Trump provided fodder for the reelection campaigns of those who stood beside him, such as his impeachment advisors, Representatives Lee Zeldin and Jim Jordan, a former wrestler whose physique received Oval Office approval.

“He never wears a jacket,” Trump observed of Jordan.

In his paean to former House Intelligence Committee Chairman Devin Nunes, Trump did not mention that the California Republican was implicated in his Ukraine scandal. Phone records showed Nunes in contact with Rudy Giuliani and his now-indicted associate Lev Parnas, shortly before the pair plotted a smear campaign against ousted ex-Ambassador Marie Yovanovitch last year.

Defiantly brandishing a Washington Post headline “Trump Acquitted,” Trump repeated again and again that he did not do anything wrong.
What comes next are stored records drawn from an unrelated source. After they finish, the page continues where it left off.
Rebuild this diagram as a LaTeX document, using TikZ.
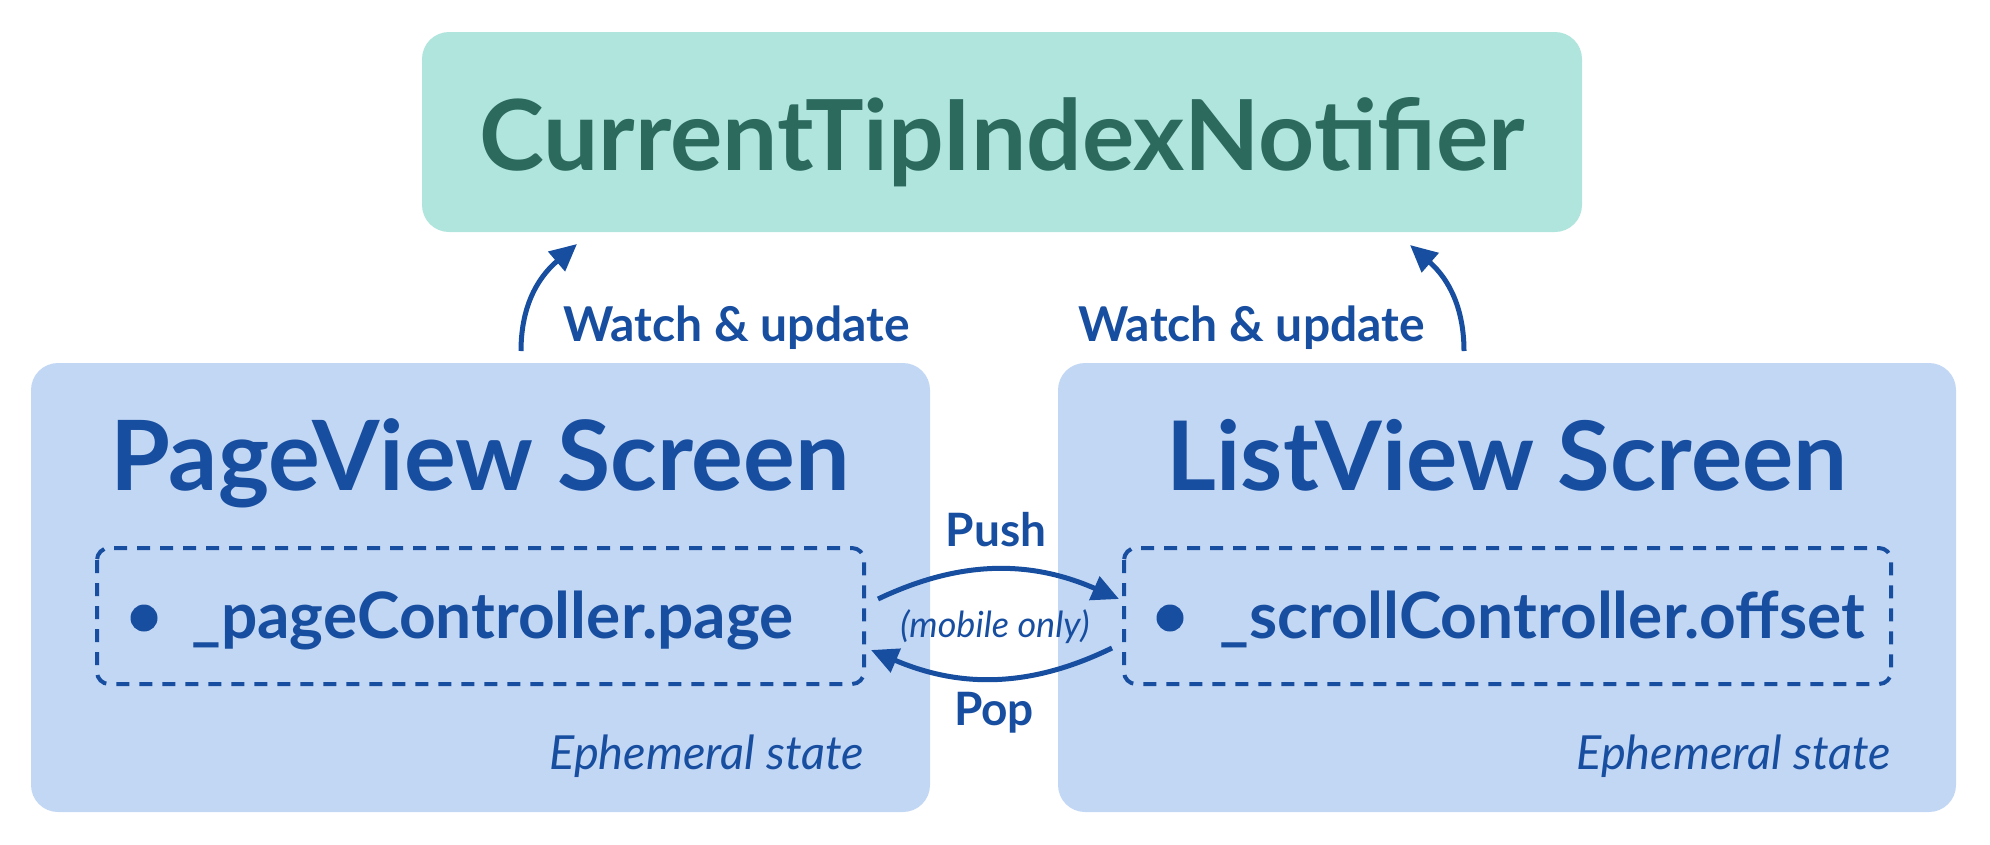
\documentclass[tikz,border=0pt]{standalone}
\usepackage{fontspec}
\setmainfont{Lato}
\usetikzlibrary{arrows.meta}
\definecolor{tealfill}{HTML}{B0E5DD}
\definecolor{tealtext}{HTML}{2C6A5E}
\definecolor{bluefill}{HTML}{C2D7F4}
\definecolor{bluetext}{HTML}{184EA0}
\tikzset{
  bigbox/.style={rounded corners=27pt, inner sep=0pt},
  dashbox/.style={draw=bluetext, line width=4pt, dash pattern=on 13pt off 10pt, rounded corners=12pt},
  conn/.style={draw=bluetext, line width=5pt, -{Triangle[length=27pt,width=25pt]}},
  lbl/.style={inner sep=0pt, text=bluetext, anchor=base},
}
\begin{document}
\begin{tikzpicture}[x=1pt,y=-1pt]
\useasboundingbox (0,0) rectangle (1990,844);
% boxes
\fill[tealfill, rounded corners=27pt] (422,32) rectangle (1582,232);
\coordinate (topbox) at (1002,132);
\fill[bluefill, rounded corners=27pt] (31,363) rectangle (930,812);
\fill[bluefill, rounded corners=27pt] (1058,363) rectangle (1956,812);
\draw[dashbox] (97,548) rectangle (864,684);
\draw[dashbox] (1124,548) rectangle (1891,684);
% titles
\node[lbl, text=tealtext, font=\fontsize{98}{112}\selectfont\bfseries] (title) at (1002,170) {CurrentTipIndexNotifier};
\node[lbl, font=\fontsize{97}{110}\selectfont\bfseries] (pv) at (480,490) {PageView Screen};
\node[lbl, font=\fontsize{96}{110}\selectfont\bfseries] (lv) at (1507,490) {ListView Screen};
% items
\node[circle, fill=bluetext, inner sep=0pt, minimum size=27pt] (b1) at (144,618) {};
\node[circle, fill=bluetext, inner sep=0pt, minimum size=27pt] (b2) at (1170,618) {};
\node[lbl, anchor=base west, font=\fontsize{64}{74}\selectfont\bfseries] (pc) at (191,638) {\_pageController.page};
\node[lbl, anchor=base west, font=\fontsize{64}{74}\selectfont\bfseries] (sc) at (1219,638) {\_scrollController.offset};
\node[lbl, anchor=base east, font=\fontsize{47}{56}\selectfont\itshape] (e1) at (864,769) {Ephemeral state};
\node[lbl, anchor=base east, font=\fontsize{47}{56}\selectfont\itshape] (e2) at (1891,769) {Ephemeral state};
% labels
\node[lbl, anchor=base west, font=\fontsize{48}{58}\selectfont\bfseries] (w1) at (563,341) {Watch \& update};
\node[lbl, anchor=base east, font=\fontsize{48}{58}\selectfont\bfseries] (w2) at (1425,341) {Watch \& update};
\node[lbl, font=\fontsize{46}{55}\selectfont\bfseries] (push) at (996,546) {Push};
\node[lbl, font=\fontsize{46}{55}\selectfont\bfseries] (pop) at (994,725) {Pop};
\node[lbl, font=\fontsize{36}{42}\selectfont\itshape] (mob) at (995,637) {(mobile only)};
% connector endpoints
\coordinate (a1s) at (521,351);
\coordinate (a1e) at (577,244);
\coordinate (a2s) at (1464,351);
\coordinate (a2e) at (1410,245);
\coordinate (ps) at (878,599);
\coordinate (pe) at (1119,599);
\coordinate (qs) at (1112,648);
\coordinate (qe) at (871,650);
\draw[conn] (a1s) .. controls (521,310) and (535,280) .. (a1e);
\draw[conn] (a2s) .. controls (1464,310) and (1450,280) .. (a2e);
\draw[conn] (ps) .. controls (960,560) and (1030,560) .. (pe);
\draw[conn] (qs) .. controls (1030,688) and (960,688) .. (qe);
\end{tikzpicture}
\end{document}
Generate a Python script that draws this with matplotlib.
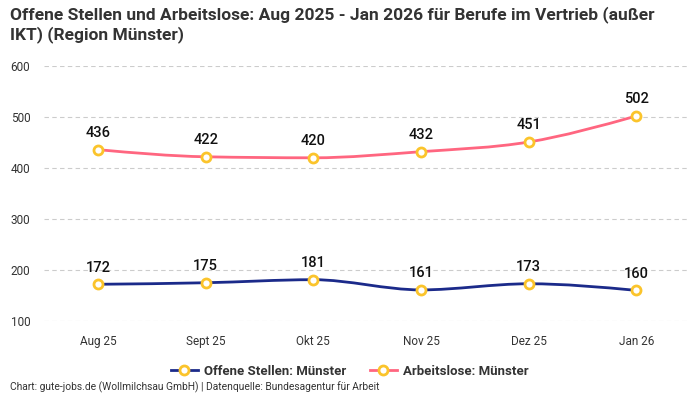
import numpy as np
import matplotlib
matplotlib.use('Agg')
import matplotlib.pyplot as plt
from matplotlib.path import Path
from matplotlib.patches import PathPatch
from matplotlib.lines import Line2D

plt.rcParams['font.family'] = ['Roboto', 'DejaVu Sans']

months = ['Aug 25', 'Sept 25', 'Okt 25', 'Nov 25', 'Dez 25', 'Jan 26']
offene_stellen = [172, 175, 181, 161, 173, 160]
arbeitslose = [436, 422, 420, 432, 451, 502]

blue = '#1b2a8a'
pink = '#ff6680'
marker_edge = '#fbc42b'
text_col = '#333333'


def monotone_path(x, y):
    # monotone cubic (like d3 curveMonotoneX) as bezier path
    x = np.asarray(x, float)
    y = np.asarray(y, float)
    n = len(x)
    h = np.diff(x)
    s = np.diff(y) / h
    t = np.zeros(n)
    for i in range(1, n - 1):
        if s[i - 1] * s[i] > 0:
            p = (s[i - 1] * h[i] + s[i] * h[i - 1]) / (h[i - 1] + h[i])
            t[i] = np.sign(s[i - 1]) * min(2 * abs(s[i - 1]), 2 * abs(s[i]), abs(p))
    t[0] = (3 * s[0] - t[1]) / 2
    t[-1] = (3 * s[-1] - t[-2]) / 2
    verts = [(x[0], y[0])]
    codes = [Path.MOVETO]
    for i in range(n - 1):
        d = h[i] / 3
        verts += [(x[i] + d, y[i] + d * t[i]), (x[i + 1] - d, y[i + 1] - d * t[i + 1]),
                  (x[i + 1], y[i + 1])]
        codes += [Path.CURVE4] * 3
    return Path(verts, codes)


fig = plt.figure(figsize=(7, 4), dpi=100)
ax = fig.add_axes([0.063, 0.1975, 0.923, 0.6375])
xs = np.arange(len(months))

for vals, col in [(offene_stellen, blue), (arbeitslose, pink)]:
    ax.add_patch(PathPatch(monotone_path(xs, vals), facecolor='none', edgecolor=col, lw=2, zorder=3))
    ax.plot(xs, vals, ls='none', marker='o', ms=6.5, mfc='white', mec=marker_edge, mew=2, zorder=4)
    for xi, v in zip(xs, vals):
        ax.annotate(str(v), (xi, v), xytext=(0, 7), textcoords='offset points',
                    ha='center', va='bottom', fontsize=10.5, fontweight='medium', color='#111111')

ax.set_xlim(-0.5, 5.5)
ax.set_ylim(100, 600)
ax.set_yticks([100, 200, 300, 400, 500, 600])
ax.set_xticks(xs)
ax.set_xticklabels(months)
ax.grid(axis='y', ls=(0, (4, 3)), color='#cccccc', lw=0.8)
ax.set_axisbelow(True)
for sp in ax.spines.values():
    sp.set_visible(False)
ax.tick_params(length=0, labelsize=8.5, colors=text_col)
ax.tick_params(axis='x', pad=10)
ax.tick_params(axis='y', pad=10)

fig.text(0.014, 0.985, 'Offene Stellen und Arbeitslose: Aug 2025 - Jan 2026 für Berufe im Vertrieb (außer\nIKT) (Region Münster)',
         ha='left', va='top', fontsize=12.5, fontweight='bold', color=text_col, linespacing=1.2)

handles = [Line2D([], [], color=blue, lw=2, marker='o', ms=6.5, mfc='white', mec=marker_edge, mew=2),
           Line2D([], [], color=pink, lw=2, marker='o', ms=6.5, mfc='white', mec=marker_edge, mew=2)]
leg = fig.legend(handles, ['Offene Stellen: Münster', 'Arbeitslose: Münster'], loc='center',
                 bbox_to_anchor=(0.5, 0.072), ncol=2, frameon=False, fontsize=9.5,
                 handlelength=2.0, columnspacing=1.8, handletextpad=0.5)
for t in leg.get_texts():
    t.set_fontweight('bold')
    t.set_color(text_col)

fig.text(0.014, 0.018, 'Chart: gute-jobs.de (Wollmilchsau GmbH) | Datenquelle: Bundesagentur für Arbeit',
         ha='left', va='bottom', fontsize=7.4, color=text_col)

fig.savefig('out.png', dpi=100)
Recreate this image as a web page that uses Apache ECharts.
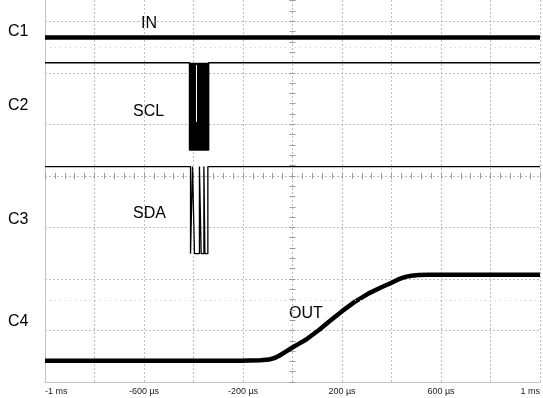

The decisive GOP votes against additional witness testimony came from senators like Lamar Alexander and Susan Collins, who believed that Democrats proved their case, but it did not rise to the level of removal from office.

Multiple witnesses from the House impeachment probe showed that Trump held up military aid to Ukraine to pressure the former Soviet satellite to gin up political investigations of his political rival Joe Biden and sow doubt on Mueller’s conclusions in the report on Russian interference in the 2016 elections.

No witnesses contradicted those claims, which were backed by extensive documentary evidence. Trump’s Senate loyalists blocked any additional witnesses that would further corroborate or contradict them.

Senate Republicans have expressed their willingness to make amends with Senator Mitt Romney for his history-making, if unsuccessful, vote to remove his own party’s president on Wednesday.

Asked on Wednesday how long Romney would be in the doghouse, House Majority Leader Mitch McConnell replied with a laugh: “We don't have any doghouses here.”

President Trump had other ideas.

Bitterly swiping at the Utah Republican, Trump attacked Romney’s religious justification for his vote: “Then you have some who used religion as a crutch," falsely claiming that the Romney had not spoken about religion before the Senate trial.

Romney, whom Trump described as a failed presidential candidate, is the most visible Mormon ever to hold U.S. public office.

Donald Trump, Jr., the president’s son, called for Romney’s expulsion from the Republican conference.

Trump’s broadsides against Romney have come from and far away from the podium.

On his personal Twitter account, the president shared a video depicting Romney as a secret agent for the Democratic party with his 72 million followers, validating for many reporting that the White House warned Republican defectors voting against the president would find their “head on a pike.”